• _What to produce_:
Please transcribe the data below exactly. Leave the pictures out.

• _Available data_:

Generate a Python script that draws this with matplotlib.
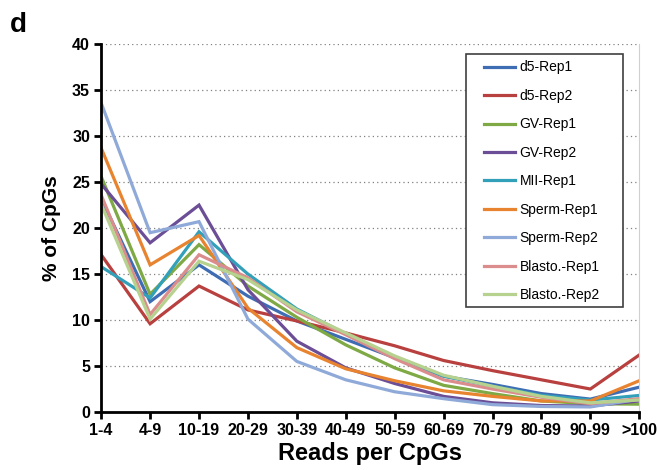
import matplotlib
matplotlib.use("Agg")
import matplotlib.pyplot as plt
from matplotlib.patches import Rectangle

categories = ["1-4", "4-9", "10-19", "20-29", "30-39", "40-49", "50-59",
              "60-69", "70-79", "80-89", "90-99", ">100"]

d5_rep1 = [23.2, 12.0, 16.0, 12.6, 9.9, 7.9, 5.9, 3.9, 3.0, 2.0, 1.4, 2.7]
d5_rep2 = [17.1, 9.6, 13.7, 11.1, 9.9, 8.6, 7.2, 5.6, 4.5, 3.5, 2.5, 6.2]
gv_rep1 = [25.6, 12.8, 18.2, 13.7, 10.3, 7.3, 4.8, 2.9, 2.0, 1.2, 0.9, 0.85]
gv_rep2 = [24.8, 18.4, 22.5, 13.3, 7.7, 4.8, 3.1, 1.7, 1.0, 0.7, 0.65, 1.2]
mii_rep1 = [15.8, 12.4, 19.6, 15.0, 11.2, 8.5, 5.9, 3.9, 2.8, 1.8, 1.3, 1.8]
sperm_rep1 = [28.7, 16.0, 19.2, 11.3, 7.0, 4.7, 3.4, 2.3, 1.7, 1.2, 1.2, 3.4]
sperm_rep2 = [33.6, 19.5, 20.7, 10.1, 5.5, 3.5, 2.2, 1.45, 0.8, 0.6, 0.55, 1.4]
blasto_rep1 = [23.6, 10.6, 17.1, 14.6, 10.9, 8.4, 5.8, 3.5, 2.5, 1.6, 0.9, 1.45]
blasto_rep2 = [22.6, 10.1, 16.4, 14.4, 11.1, 8.6, 6.1, 4.0, 2.8, 1.7, 1.0, 1.3]

series = [
    ("d5-Rep1", d5_rep1, "#3E6DB3"),
    ("d5-Rep2", d5_rep2, "#B8403E"),
    ("GV-Rep1", gv_rep1, "#7FA944"),
    ("GV-Rep2", gv_rep2, "#6B4E96"),
    ("MII-Rep1", mii_rep1, "#33A0B9"),
    ("Sperm-Rep1", sperm_rep1, "#E8832F"),
    ("Sperm-Rep2", sperm_rep2, "#8FAAD8"),
    ("Blasto.-Rep1", blasto_rep1, "#DA8D8C"),
    ("Blasto.-Rep2", blasto_rep2, "#B7D28F"),
]

plt.rcParams['font.family'] = ['Liberation Sans', 'DejaVu Sans']

W, H = 657, 470
fig = plt.figure(figsize=(W / 100, H / 100), dpi=100)
ax = fig.add_axes([0.154, 0.1234, 0.819, 0.7826])

x = list(range(len(categories)))
for name, vals, col in series:
    ax.plot(x, vals, color=col, lw=2.3, label=name, solid_joinstyle='miter')

ax.set_xlim(0, len(categories) - 1)
ax.set_ylim(0, 40)
ax.set_yticks(range(0, 41, 5))
ax.set_xticks(x)
ax.set_xticklabels(categories, fontsize=11.5, fontweight='bold')
for lbl in ax.get_yticklabels():
    lbl.set_fontsize(11.5)
    lbl.set_fontweight('bold')

ax.yaxis.grid(True, linestyle=(0, (1, 2.5)), color='#808080', lw=0.9)
ax.set_axisbelow(True)

ax.spines['top'].set_visible(False)
ax.spines['right'].set_color('#d0d0d0')
ax.spines['right'].set_linewidth(0.8)
ax.spines['left'].set_linewidth(2)
ax.spines['bottom'].set_linewidth(2)
ax.tick_params(axis='both', direction='out', length=5, width=2, color='black', pad=3)

ax.set_xlabel("Reads per CpGs", fontsize=17, fontweight='bold', labelpad=3)
ax.set_ylabel("% of CpGs", fontsize=15, fontweight='bold', labelpad=8)

leg = fig.legend(*ax.get_legend_handles_labels(), loc='upper left',
                 bbox_to_anchor=(484 / W, 1 - 60.5 / H), frameon=False,
                 fontsize=10, handlelength=2.25, labelspacing=1.04,
                 borderpad=0.0, handletextpad=0.3, borderaxespad=0.0)
for h in leg.get_lines():
    h.set_linewidth(2.3)

fig.patches.append(Rectangle((466 / W, 1 - 307 / H), (623 - 466) / W, (307 - 54) / H,
                             transform=fig.transFigure, fill=True, facecolor='white',
                             edgecolor='#404040', lw=1.2, zorder=2))
leg.set_zorder(3)

fig.text(0.015, 0.947, "d", fontsize=20, fontweight='bold', va='center', ha='left')

fig.savefig("out.png", dpi=100)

• _Solution_:
Generate a Python script that draws this with matplotlib.
import matplotlib
matplotlib.use("Agg")
import matplotlib.pyplot as plt
from matplotlib.patches import Rectangle

categories = ["1-4", "4-9", "10-19", "20-29", "30-39", "40-49", "50-59",
              "60-69", "70-79", "80-89", "90-99", ">100"]

d5_rep1 = [23.2, 12.0, 16.0, 12.6, 9.9, 7.9, 5.9, 3.9, 3.0, 2.0, 1.4, 2.7]
d5_rep2 = [17.1, 9.6, 13.7, 11.1, 9.9, 8.6, 7.2, 5.6, 4.5, 3.5, 2.5, 6.2]
gv_rep1 = [25.6, 12.8, 18.2, 13.7, 10.3, 7.3, 4.8, 2.9, 2.0, 1.2, 0.9, 0.85]
gv_rep2 = [24.8, 18.4, 22.5, 13.3, 7.7, 4.8, 3.1, 1.7, 1.0, 0.7, 0.65, 1.2]
mii_rep1 = [15.8, 12.4, 19.6, 15.0, 11.2, 8.5, 5.9, 3.9, 2.8, 1.8, 1.3, 1.8]
sperm_rep1 = [28.7, 16.0, 19.2, 11.3, 7.0, 4.7, 3.4, 2.3, 1.7, 1.2, 1.2, 3.4]
sperm_rep2 = [33.6, 19.5, 20.7, 10.1, 5.5, 3.5, 2.2, 1.45, 0.8, 0.6, 0.55, 1.4]
blasto_rep1 = [23.6, 10.6, 17.1, 14.6, 10.9, 8.4, 5.8, 3.5, 2.5, 1.6, 0.9, 1.45]
blasto_rep2 = [22.6, 10.1, 16.4, 14.4, 11.1, 8.6, 6.1, 4.0, 2.8, 1.7, 1.0, 1.3]

series = [
    ("d5-Rep1", d5_rep1, "#3E6DB3"),
    ("d5-Rep2", d5_rep2, "#B8403E"),
    ("GV-Rep1", gv_rep1, "#7FA944"),
    ("GV-Rep2", gv_rep2, "#6B4E96"),
    ("MII-Rep1", mii_rep1, "#33A0B9"),
    ("Sperm-Rep1", sperm_rep1, "#E8832F"),
    ("Sperm-Rep2", sperm_rep2, "#8FAAD8"),
    ("Blasto.-Rep1", blasto_rep1, "#DA8D8C"),
    ("Blasto.-Rep2", blasto_rep2, "#B7D28F"),
]

plt.rcParams['font.family'] = ['Liberation Sans', 'DejaVu Sans']

W, H = 657, 470
fig = plt.figure(figsize=(W / 100, H / 100), dpi=100)
ax = fig.add_axes([0.154, 0.1234, 0.819, 0.7826])

x = list(range(len(categories)))
for name, vals, col in series:
    ax.plot(x, vals, color=col, lw=2.3, label=name, solid_joinstyle='miter')

ax.set_xlim(0, len(categories) - 1)
ax.set_ylim(0, 40)
ax.set_yticks(range(0, 41, 5))
ax.set_xticks(x)
ax.set_xticklabels(categories, fontsize=11.5, fontweight='bold')
for lbl in ax.get_yticklabels():
    lbl.set_fontsize(11.5)
    lbl.set_fontweight('bold')

ax.yaxis.grid(True, linestyle=(0, (1, 2.5)), color='#808080', lw=0.9)
ax.set_axisbelow(True)

ax.spines['top'].set_visible(False)
ax.spines['right'].set_color('#d0d0d0')
ax.spines['right'].set_linewidth(0.8)
ax.spines['left'].set_linewidth(2)
ax.spines['bottom'].set_linewidth(2)
ax.tick_params(axis='both', direction='out', length=5, width=2, color='black', pad=3)

ax.set_xlabel("Reads per CpGs", fontsize=17, fontweight='bold', labelpad=3)
ax.set_ylabel("% of CpGs", fontsize=15, fontweight='bold', labelpad=8)

leg = fig.legend(*ax.get_legend_handles_labels(), loc='upper left',
                 bbox_to_anchor=(484 / W, 1 - 60.5 / H), frameon=False,
                 fontsize=10, handlelength=2.25, labelspacing=1.04,
                 borderpad=0.0, handletextpad=0.3, borderaxespad=0.0)
for h in leg.get_lines():
    h.set_linewidth(2.3)

fig.patches.append(Rectangle((466 / W, 1 - 307 / H), (623 - 466) / W, (307 - 54) / H,
                             transform=fig.transFigure, fill=True, facecolor='white',
                             edgecolor='#404040', lw=1.2, zorder=2))
leg.set_zorder(3)

fig.text(0.015, 0.947, "d", fontsize=20, fontweight='bold', va='center', ha='left')

fig.savefig("out.png", dpi=100)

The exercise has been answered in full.